Copy nothing but the stretch that opens with the line containing "What D3.js code" and closes with the line containing "var pLeft = 138.5, pRight". Keep pictures out.

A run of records
-- Begin --
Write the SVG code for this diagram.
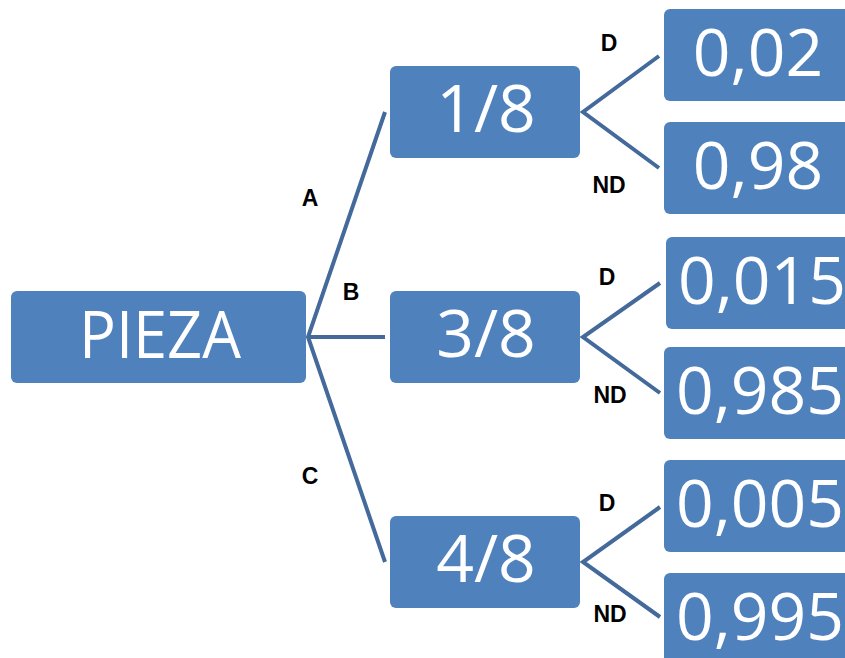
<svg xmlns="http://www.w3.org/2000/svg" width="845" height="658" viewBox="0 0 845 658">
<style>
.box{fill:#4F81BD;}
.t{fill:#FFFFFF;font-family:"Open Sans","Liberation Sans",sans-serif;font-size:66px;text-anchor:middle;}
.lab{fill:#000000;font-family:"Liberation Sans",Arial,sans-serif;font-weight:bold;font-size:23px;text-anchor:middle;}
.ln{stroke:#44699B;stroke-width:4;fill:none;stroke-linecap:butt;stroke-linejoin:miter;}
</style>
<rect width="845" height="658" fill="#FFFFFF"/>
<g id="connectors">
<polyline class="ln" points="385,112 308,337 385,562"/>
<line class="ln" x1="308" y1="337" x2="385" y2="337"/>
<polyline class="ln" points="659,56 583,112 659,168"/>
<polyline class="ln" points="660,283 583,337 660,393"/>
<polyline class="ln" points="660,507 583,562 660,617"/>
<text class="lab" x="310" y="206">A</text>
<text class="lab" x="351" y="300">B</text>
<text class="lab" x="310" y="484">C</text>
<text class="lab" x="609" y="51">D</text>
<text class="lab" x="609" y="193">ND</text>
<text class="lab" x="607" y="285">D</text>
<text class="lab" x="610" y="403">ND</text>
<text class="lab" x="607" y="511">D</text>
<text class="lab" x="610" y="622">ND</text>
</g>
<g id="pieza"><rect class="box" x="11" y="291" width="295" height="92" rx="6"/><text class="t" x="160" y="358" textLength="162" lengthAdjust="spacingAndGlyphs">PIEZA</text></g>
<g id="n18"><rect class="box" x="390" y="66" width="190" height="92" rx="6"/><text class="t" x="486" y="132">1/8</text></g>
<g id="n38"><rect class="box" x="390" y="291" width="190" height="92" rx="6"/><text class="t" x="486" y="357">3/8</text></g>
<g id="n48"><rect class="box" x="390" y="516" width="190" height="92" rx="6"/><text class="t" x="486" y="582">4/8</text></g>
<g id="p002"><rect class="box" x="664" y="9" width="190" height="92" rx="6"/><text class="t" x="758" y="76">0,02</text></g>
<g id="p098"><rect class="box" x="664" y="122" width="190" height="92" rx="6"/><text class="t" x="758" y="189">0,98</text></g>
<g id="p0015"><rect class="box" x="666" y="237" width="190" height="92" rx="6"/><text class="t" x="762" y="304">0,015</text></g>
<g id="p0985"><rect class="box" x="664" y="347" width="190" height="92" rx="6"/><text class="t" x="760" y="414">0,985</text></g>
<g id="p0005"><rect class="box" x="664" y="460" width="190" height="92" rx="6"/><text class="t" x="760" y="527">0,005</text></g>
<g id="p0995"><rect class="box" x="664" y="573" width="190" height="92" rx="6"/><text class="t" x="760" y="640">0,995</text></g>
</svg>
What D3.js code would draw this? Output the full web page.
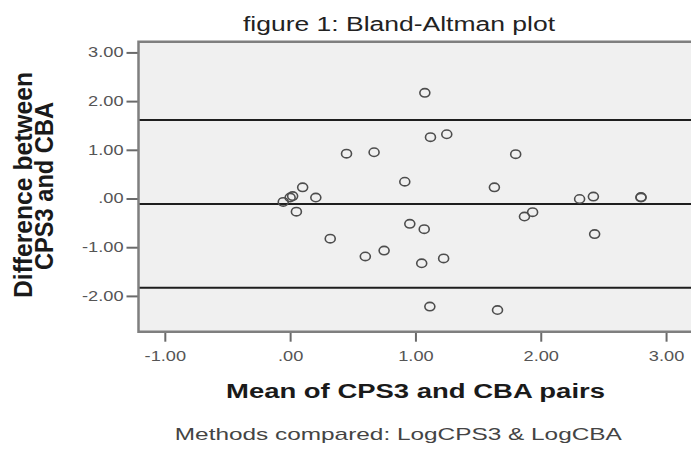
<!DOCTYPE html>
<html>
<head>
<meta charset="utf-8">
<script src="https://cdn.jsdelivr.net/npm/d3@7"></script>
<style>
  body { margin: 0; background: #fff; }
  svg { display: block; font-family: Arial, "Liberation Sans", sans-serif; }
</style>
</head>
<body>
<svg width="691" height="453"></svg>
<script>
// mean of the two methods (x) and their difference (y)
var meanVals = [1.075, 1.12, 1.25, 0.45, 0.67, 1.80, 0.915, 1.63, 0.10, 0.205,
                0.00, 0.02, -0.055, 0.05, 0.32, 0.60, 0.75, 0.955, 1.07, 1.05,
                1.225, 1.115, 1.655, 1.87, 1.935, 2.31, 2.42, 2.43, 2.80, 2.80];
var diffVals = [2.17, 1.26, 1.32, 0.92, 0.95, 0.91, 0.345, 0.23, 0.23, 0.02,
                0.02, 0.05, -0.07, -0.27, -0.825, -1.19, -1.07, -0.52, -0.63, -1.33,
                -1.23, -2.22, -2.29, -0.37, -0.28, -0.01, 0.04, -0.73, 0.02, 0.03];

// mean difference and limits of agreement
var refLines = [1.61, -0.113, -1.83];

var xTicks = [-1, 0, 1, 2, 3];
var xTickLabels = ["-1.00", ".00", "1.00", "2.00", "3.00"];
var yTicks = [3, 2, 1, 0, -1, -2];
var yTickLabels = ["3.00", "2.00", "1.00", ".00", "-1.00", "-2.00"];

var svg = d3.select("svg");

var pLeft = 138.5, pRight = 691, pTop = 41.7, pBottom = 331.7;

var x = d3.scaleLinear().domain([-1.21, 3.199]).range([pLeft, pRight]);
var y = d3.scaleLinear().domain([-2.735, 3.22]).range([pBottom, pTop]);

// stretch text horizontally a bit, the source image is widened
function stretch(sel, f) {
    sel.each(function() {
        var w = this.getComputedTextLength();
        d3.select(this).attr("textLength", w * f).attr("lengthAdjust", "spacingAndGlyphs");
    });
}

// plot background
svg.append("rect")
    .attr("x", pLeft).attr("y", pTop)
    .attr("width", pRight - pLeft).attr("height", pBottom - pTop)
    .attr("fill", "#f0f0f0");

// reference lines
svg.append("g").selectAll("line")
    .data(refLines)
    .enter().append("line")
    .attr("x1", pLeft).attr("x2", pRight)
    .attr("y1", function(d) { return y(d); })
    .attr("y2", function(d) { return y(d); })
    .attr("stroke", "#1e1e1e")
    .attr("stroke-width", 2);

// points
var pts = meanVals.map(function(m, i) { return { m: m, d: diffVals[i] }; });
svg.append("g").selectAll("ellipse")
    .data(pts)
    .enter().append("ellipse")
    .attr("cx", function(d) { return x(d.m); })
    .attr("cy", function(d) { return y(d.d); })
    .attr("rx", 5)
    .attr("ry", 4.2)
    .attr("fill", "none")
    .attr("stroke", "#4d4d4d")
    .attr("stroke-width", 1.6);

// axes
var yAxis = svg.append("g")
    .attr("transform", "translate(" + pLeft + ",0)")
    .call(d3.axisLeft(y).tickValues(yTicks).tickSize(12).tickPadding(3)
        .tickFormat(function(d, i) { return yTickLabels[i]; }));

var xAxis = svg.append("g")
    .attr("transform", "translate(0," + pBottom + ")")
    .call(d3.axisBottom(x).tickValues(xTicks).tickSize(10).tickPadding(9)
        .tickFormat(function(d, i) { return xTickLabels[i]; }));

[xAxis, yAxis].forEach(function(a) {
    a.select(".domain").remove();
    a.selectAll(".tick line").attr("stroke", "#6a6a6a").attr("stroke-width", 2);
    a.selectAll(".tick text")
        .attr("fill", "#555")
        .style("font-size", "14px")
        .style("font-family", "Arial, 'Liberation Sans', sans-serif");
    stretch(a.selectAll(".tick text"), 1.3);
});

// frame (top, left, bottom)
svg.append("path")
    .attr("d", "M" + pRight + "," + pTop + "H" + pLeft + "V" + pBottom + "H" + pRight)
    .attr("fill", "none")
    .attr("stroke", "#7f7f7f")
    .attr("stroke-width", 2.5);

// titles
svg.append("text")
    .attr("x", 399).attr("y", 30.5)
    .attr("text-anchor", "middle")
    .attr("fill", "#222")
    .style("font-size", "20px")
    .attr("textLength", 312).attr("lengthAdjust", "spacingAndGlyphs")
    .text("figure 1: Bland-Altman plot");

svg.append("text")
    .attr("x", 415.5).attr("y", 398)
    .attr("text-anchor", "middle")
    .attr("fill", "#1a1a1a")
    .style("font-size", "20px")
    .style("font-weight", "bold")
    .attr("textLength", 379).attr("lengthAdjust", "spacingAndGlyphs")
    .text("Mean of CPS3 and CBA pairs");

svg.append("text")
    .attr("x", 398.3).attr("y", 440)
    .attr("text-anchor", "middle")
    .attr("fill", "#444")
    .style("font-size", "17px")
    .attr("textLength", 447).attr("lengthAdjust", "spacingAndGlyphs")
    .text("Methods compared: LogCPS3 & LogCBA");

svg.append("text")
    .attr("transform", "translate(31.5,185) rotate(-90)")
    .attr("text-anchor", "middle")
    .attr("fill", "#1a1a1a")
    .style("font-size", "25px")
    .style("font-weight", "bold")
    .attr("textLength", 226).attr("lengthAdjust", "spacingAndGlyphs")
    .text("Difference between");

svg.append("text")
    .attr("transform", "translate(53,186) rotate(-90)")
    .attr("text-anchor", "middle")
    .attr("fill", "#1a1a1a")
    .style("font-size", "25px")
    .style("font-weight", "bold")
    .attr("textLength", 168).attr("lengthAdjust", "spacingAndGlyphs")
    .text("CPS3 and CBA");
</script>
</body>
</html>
-- End --
[The result]:
What D3.js code would draw this? Output the full web page.
<!DOCTYPE html>
<html>
<head>
<meta charset="utf-8">
<script src="https://cdn.jsdelivr.net/npm/d3@7"></script>
<style>
  body { margin: 0; background: #fff; }
  svg { display: block; font-family: Arial, "Liberation Sans", sans-serif; }
</style>
</head>
<body>
<svg width="691" height="453"></svg>
<script>
// mean of the two methods (x) and their difference (y)
var meanVals = [1.075, 1.12, 1.25, 0.45, 0.67, 1.80, 0.915, 1.63, 0.10, 0.205,
                0.00, 0.02, -0.055, 0.05, 0.32, 0.60, 0.75, 0.955, 1.07, 1.05,
                1.225, 1.115, 1.655, 1.87, 1.935, 2.31, 2.42, 2.43, 2.80, 2.80];
var diffVals = [2.17, 1.26, 1.32, 0.92, 0.95, 0.91, 0.345, 0.23, 0.23, 0.02,
                0.02, 0.05, -0.07, -0.27, -0.825, -1.19, -1.07, -0.52, -0.63, -1.33,
                -1.23, -2.22, -2.29, -0.37, -0.28, -0.01, 0.04, -0.73, 0.02, 0.03];

// mean difference and limits of agreement
var refLines = [1.61, -0.113, -1.83];

var xTicks = [-1, 0, 1, 2, 3];
var xTickLabels = ["-1.00", ".00", "1.00", "2.00", "3.00"];
var yTicks = [3, 2, 1, 0, -1, -2];
var yTickLabels = ["3.00", "2.00", "1.00", ".00", "-1.00", "-2.00"];

var svg = d3.select("svg");

var pLeft = 138.5, pRight = 691, pTop = 41.7, pBottom = 331.7;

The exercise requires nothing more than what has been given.